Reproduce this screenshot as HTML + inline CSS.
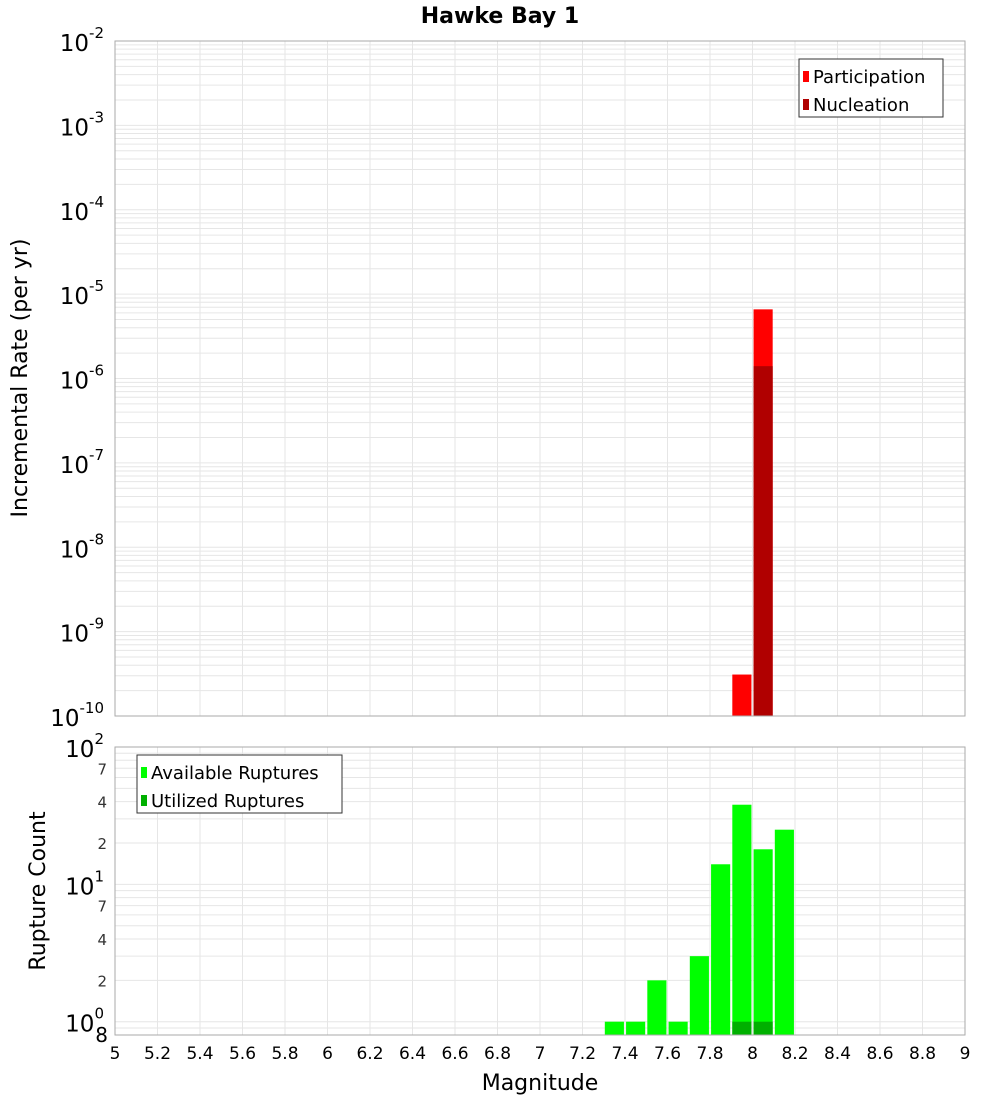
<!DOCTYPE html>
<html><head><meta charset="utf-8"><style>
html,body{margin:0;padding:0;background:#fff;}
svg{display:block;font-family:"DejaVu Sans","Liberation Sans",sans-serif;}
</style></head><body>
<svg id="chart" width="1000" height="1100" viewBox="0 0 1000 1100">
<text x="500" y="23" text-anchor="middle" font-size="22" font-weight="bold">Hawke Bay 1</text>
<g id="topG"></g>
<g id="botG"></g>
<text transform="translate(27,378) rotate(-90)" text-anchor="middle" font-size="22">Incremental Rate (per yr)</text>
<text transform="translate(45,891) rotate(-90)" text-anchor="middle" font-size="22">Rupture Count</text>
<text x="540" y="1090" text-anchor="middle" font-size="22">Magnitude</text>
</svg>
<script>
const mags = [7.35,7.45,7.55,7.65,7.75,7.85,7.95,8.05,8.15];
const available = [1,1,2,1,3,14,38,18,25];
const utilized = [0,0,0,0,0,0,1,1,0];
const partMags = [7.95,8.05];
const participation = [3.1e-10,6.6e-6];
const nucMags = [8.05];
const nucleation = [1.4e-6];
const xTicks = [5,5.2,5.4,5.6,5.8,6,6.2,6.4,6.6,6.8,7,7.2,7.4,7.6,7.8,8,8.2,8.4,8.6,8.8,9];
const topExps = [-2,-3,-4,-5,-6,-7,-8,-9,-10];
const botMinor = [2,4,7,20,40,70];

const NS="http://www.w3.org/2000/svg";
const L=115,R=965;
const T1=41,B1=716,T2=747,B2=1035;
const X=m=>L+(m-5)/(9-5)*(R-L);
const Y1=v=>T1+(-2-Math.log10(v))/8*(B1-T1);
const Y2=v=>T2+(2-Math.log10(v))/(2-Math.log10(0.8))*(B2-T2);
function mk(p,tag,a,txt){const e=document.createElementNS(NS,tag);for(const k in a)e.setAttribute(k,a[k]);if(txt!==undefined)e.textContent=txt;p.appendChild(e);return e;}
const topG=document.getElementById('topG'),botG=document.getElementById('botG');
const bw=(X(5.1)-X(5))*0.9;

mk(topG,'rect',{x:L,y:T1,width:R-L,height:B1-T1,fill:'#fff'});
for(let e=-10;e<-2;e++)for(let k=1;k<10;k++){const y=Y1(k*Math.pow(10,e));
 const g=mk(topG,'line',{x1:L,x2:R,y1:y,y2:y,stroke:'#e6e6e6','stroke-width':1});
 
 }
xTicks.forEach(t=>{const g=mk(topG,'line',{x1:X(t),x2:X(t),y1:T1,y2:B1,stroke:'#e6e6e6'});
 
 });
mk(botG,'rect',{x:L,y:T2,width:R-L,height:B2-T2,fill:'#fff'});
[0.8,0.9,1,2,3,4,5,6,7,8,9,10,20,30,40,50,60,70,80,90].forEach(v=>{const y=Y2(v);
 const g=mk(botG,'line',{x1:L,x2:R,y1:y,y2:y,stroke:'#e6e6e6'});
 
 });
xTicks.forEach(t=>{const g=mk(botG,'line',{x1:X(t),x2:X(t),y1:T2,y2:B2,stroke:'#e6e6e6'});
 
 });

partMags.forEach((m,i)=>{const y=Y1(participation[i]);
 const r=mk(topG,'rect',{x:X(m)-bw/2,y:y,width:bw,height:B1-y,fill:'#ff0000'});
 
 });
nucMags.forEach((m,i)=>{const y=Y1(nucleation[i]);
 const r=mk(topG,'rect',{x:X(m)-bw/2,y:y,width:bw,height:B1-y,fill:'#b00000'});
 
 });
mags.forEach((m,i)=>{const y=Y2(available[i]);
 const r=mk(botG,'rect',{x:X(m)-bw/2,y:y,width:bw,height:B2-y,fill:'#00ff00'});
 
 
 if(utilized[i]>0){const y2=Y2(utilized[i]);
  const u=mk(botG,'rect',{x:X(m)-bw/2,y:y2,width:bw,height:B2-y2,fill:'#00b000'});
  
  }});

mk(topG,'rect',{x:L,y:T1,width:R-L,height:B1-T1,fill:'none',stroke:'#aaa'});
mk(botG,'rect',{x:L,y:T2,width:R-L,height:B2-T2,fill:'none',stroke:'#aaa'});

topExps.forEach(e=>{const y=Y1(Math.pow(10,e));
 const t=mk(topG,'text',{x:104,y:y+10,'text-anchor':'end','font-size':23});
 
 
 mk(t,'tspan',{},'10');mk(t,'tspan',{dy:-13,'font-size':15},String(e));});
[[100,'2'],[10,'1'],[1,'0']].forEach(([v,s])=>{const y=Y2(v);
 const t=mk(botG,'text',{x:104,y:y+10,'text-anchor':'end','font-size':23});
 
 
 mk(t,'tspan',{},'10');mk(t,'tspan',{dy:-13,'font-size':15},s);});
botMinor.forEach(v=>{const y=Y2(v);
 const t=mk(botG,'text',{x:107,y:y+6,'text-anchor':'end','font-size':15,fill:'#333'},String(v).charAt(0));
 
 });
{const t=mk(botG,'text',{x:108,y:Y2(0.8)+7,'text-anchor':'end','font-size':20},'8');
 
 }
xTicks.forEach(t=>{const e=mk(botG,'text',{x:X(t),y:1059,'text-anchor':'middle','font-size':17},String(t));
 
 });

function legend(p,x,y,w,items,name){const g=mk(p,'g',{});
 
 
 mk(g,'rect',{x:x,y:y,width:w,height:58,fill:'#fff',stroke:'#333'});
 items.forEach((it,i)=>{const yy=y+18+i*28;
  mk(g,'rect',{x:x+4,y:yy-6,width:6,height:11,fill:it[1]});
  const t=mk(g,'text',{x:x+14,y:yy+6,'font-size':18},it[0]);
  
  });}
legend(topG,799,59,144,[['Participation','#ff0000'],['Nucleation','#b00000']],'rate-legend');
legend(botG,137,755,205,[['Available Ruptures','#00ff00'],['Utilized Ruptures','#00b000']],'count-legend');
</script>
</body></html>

Exercise:
Restate the material word for word from its first line through the line containing "const botMinor = [2,4,7,20,40,70];", both included; the pictures do not belong in it.

Answer for this exercise:
Reproduce this screenshot as HTML + inline CSS.
<!DOCTYPE html>
<html><head><meta charset="utf-8"><style>
html,body{margin:0;padding:0;background:#fff;}
svg{display:block;font-family:"DejaVu Sans","Liberation Sans",sans-serif;}
</style></head><body>
<svg id="chart" width="1000" height="1100" viewBox="0 0 1000 1100">
<text x="500" y="23" text-anchor="middle" font-size="22" font-weight="bold">Hawke Bay 1</text>
<g id="topG"></g>
<g id="botG"></g>
<text transform="translate(27,378) rotate(-90)" text-anchor="middle" font-size="22">Incremental Rate (per yr)</text>
<text transform="translate(45,891) rotate(-90)" text-anchor="middle" font-size="22">Rupture Count</text>
<text x="540" y="1090" text-anchor="middle" font-size="22">Magnitude</text>
</svg>
<script>
const mags = [7.35,7.45,7.55,7.65,7.75,7.85,7.95,8.05,8.15];
const available = [1,1,2,1,3,14,38,18,25];
const utilized = [0,0,0,0,0,0,1,1,0];
const partMags = [7.95,8.05];
const participation = [3.1e-10,6.6e-6];
const nucMags = [8.05];
const nucleation = [1.4e-6];
const xTicks = [5,5.2,5.4,5.6,5.8,6,6.2,6.4,6.6,6.8,7,7.2,7.4,7.6,7.8,8,8.2,8.4,8.6,8.8,9];
const topExps = [-2,-3,-4,-5,-6,-7,-8,-9,-10];
const botMinor = [2,4,7,20,40,70];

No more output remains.